Along with the fact that companies might want to restructure to secure their financial viability and operational effectiveness, employees might not want to accept these changes and employers might feel that there is no way forward. Where employees refuse to agree to changes to terms and conditions of employment, employers may be required to engage a process in terms of section 189 or 189A of the Labour Relations Act to effect the required changes.

This Act defines a dismissal based on the operational requirements of an employer as one that is based on the economic, technological, structural or similar needs of the employer and is categorised as a “no fault” dismissals whereby particular obligations are place on an employer which are both procedural and substantive.

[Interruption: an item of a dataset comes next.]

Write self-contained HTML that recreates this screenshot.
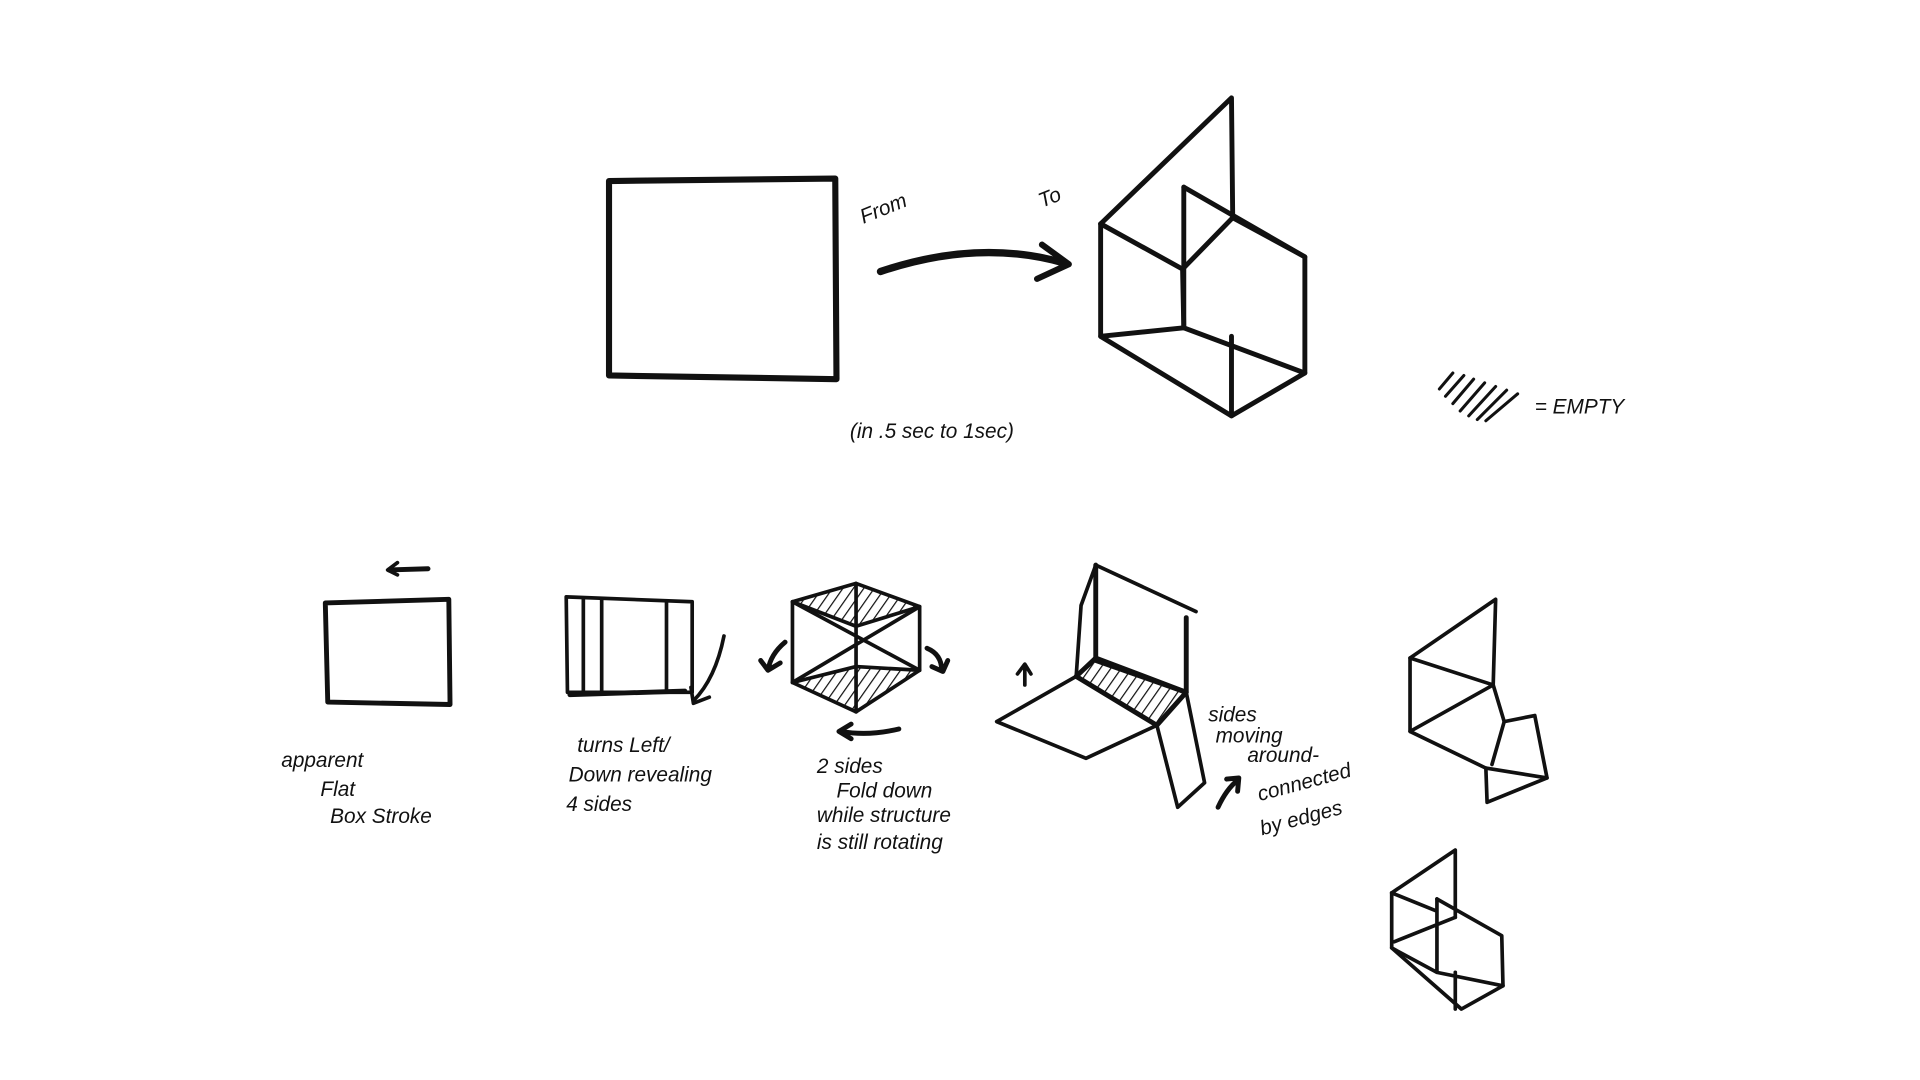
<!DOCTYPE html>
<html><head><meta charset="utf-8"><style>
html,body{margin:0;padding:0;background:#fff;}
svg{display:block}
text{font-family:"Liberation Sans",sans-serif;fill:#111;font-size:17px}
</style></head><body>
<svg width="1920" height="1080" viewBox="0 0 1570 883" preserveAspectRatio="none" xmlns="http://www.w3.org/2000/svg">
<defs>
<pattern id="h" width="7" height="7" patternUnits="userSpaceOnUse" patternTransform="rotate(35)">
<line x1="0" y1="0" x2="0" y2="7" stroke="#111" stroke-width="2"/></pattern>
</defs>
<g fill="none" stroke="#111" stroke-linecap="round" stroke-linejoin="round">
<path d="M498 148 L683 146 L684 310 L498 307 Z" stroke-width="5"/>
<path d="M720 222 Q800 195 870 215" stroke-width="6"/>
<path d="M852 200 L874 216 L848 228" stroke-width="5"/>
<g stroke-width="4">
<path d="M900 183 L1007 80 L1008 178"/>
<path d="M900 183 L900 275 L1007 340 L1067 305 L1067 210 L1008 178"/>
<path d="M900 183 L967 220 L968 268 L1067 305"/>
<path d="M968 153 L968 268 L900 275"/>
<path d="M968 153 L1067 210"/>
<path d="M1007 275 L1007 340"/>
<path d="M1008 178 L967 220"/>
</g>
<g stroke-width="2.5">
<line x1="1177" y1="318" x2="1188" y2="305"/><line x1="1182" y1="324" x2="1197" y2="307"/>
<line x1="1188" y1="330" x2="1205" y2="310"/><line x1="1194" y1="336" x2="1214" y2="313"/>
<line x1="1201" y1="340" x2="1223" y2="316"/><line x1="1208" y1="343" x2="1232" y2="319"/>
<line x1="1215" y1="344" x2="1241" y2="322"/>
</g>
<path d="M266 493 L367 490 L368 576 L268 574 Z" stroke-width="4"/>
<path d="M318 466 L350 465" stroke-width="4"/><path d="M325 460 L317 466 L325 470" stroke-width="3"/>
<g stroke-width="3">
<path d="M463 488 L566 492 L566 566 L464 566 Z"/>
<path d="M477 490 L477 565 M492 490 L492 565 M545 492 L545 565"/>
<path d="M466 568 L560 565" stroke-width="4"/>
<path d="M592 520 Q585 555 567 573" stroke-width="3"/><path d="M565 562 L567 575 L580 570"/>
</g>
<path d="M648 492 L700 477 L752 496 L700 512 Z" fill="url(#h)" stroke-width="3"/>
<path d="M648 558 L700 545 L752 548 L700 582 Z" fill="url(#h)" stroke-width="3"/>
<g stroke-width="3">
<path d="M648 492 L648 558 M752 496 L752 548 M700 512 L700 582 M700 477 L700 545"/>
<path d="M648 492 L752 548 M752 496 L648 558"/>
<path d="M642 525 Q630 535 628 548 M622 540 L628 548 L638 542" stroke-width="4"/>
<path d="M758 530 Q770 535 770 548 M762 545 L771 549 L775 540" stroke-width="4"/>
<path d="M735 596 Q710 602 688 598 M696 592 L686 598 L696 604" stroke-width="4"/>
</g>
<g stroke-width="3">
<path d="M880 553 L884 495 L896 462 L978 500"/>
<path d="M896 462 L896 540 L970 566 L970 505" stroke-width="4"/>
<path d="M880 553 L896 538 L970 566 L946 593 Z" fill="url(#h)" stroke-width="4"/>
<path d="M880 553 L815 590 L888 620 L946 593"/>
<path d="M946 593 L963 660 L985 640 L970 566"/>
<path d="M838 560 L838 545 M832 551 L838 543 L843 551"/>
<path d="M996 660 Q1003 645 1012 638 M1003 637 L1013 636 L1012 647" stroke-width="4"/>
</g>
<g stroke-width="3">
<path d="M1153 538 L1223 490 L1221 560 M1153 538 L1153 598 L1215 628 L1265 636 L1255 585 L1230 590"/>
<path d="M1153 538 L1221 560 L1153 598 M1221 560 L1230 590 M1215 628 L1216 656 L1265 636 M1230 590 L1220 625"/>
</g>
<g stroke-width="3">
<path d="M1138 730 L1190 695 L1190 750 M1138 730 L1138 775 L1195 825 L1229 806 L1228 765 L1175 735"/>
<path d="M1138 730 L1175 745 L1175 795 L1229 806 M1175 735 L1175 795 L1138 775 M1190 750 L1140 770 M1190 795 L1190 825"/>
</g>
</g>
<g font-style="italic">
<text x="706" y="183" transform="rotate(-22 706 183)">From</text>
<text x="852" y="170" transform="rotate(-22 852 170)">To</text>
<text x="695" y="358" font-size="21">(in .5 sec to 1sec)</text>
<text x="1255" y="338" font-size="15">= EMPTY</text>
<text x="230" y="627">apparent</text>
<text x="262" y="651">Flat</text>
<text x="270" y="673">Box Stroke</text>
<text x="472" y="615">turns Left/</text>
<text x="465" y="639">Down revealing</text>
<text x="463" y="663">4 sides</text>
<text x="668" y="632">2 sides</text>
<text x="684" y="652">Fold down</text>
<text x="668" y="672">while structure</text>
<text x="668" y="694">is still rotating</text>
<text x="988" y="590" font-size="16">sides</text>
<text x="994" y="607" font-size="16">moving</text>
<text x="1020" y="623" font-size="16">around-</text>
<text x="1030" y="655" font-size="16" transform="rotate(-15 1030 655)">connected</text>
<text x="1032" y="683" font-size="16" transform="rotate(-15 1032 683)">by edges</text>
</g>
</svg>
</body></html>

When an employer contemplates the possibility of retrenching, consultation should take place with employees, or the relevant party as prescribed by the Act and consultations need to take the form of a joint consensus seeking process guided by the matters listed in section 189(2). This section requires the parties to attempt to reach consensus on, amongst other things, appropriate measures to avoid dismissal. As per section 189(3), the employer must issue a written notice inviting the other consulting party to consult with it and disclose in writing all relevant information, including, but not limited to the reasons for the proposed retrenchments; the alternatives considered before proposing the retrenchments and why they were rejected; the proposed selection criteria; the timing of the dismissals; the number of employees likely to be affected; the proposed severance pay; the assistance that the employer proposes; the possibility of future re-employment; the number of employees in the company and the number of retrenchments over the preceding 12 months.

What if a viable alternative exists and the employees simply refuse to accept such an alternative? If there is a genuine reason for the proposed retrenchment and the alternative would in fact save the employee from retrenchment, then a refusal by the employee to accept the change could ultimately lead to a dismissal. The employer would then be entitled to employ people who are agreeable to work the new terms to satisfy the current operational requirement. There must be a valid reason for the retrenchments and that the threat of retrenchment cannot be used as a way of simply forcing employees to accept a change to terms and conditions of employment. The employer would still be able to justify and satisfy that the company is not able to optimally perform with the current terms and conditions of employment.

It is important that whilst agreement does not have to be reached, the employer must show that it has engaged in the consultations in good faith and in a joint consensus manner. Ultimately, the decision however rests with the employer. It is fair to say that there are no quick fixes to survive the pandemic, but it is however important to do proper strategic planning to determine whether restructuring is necessary to ensure the survival of the company.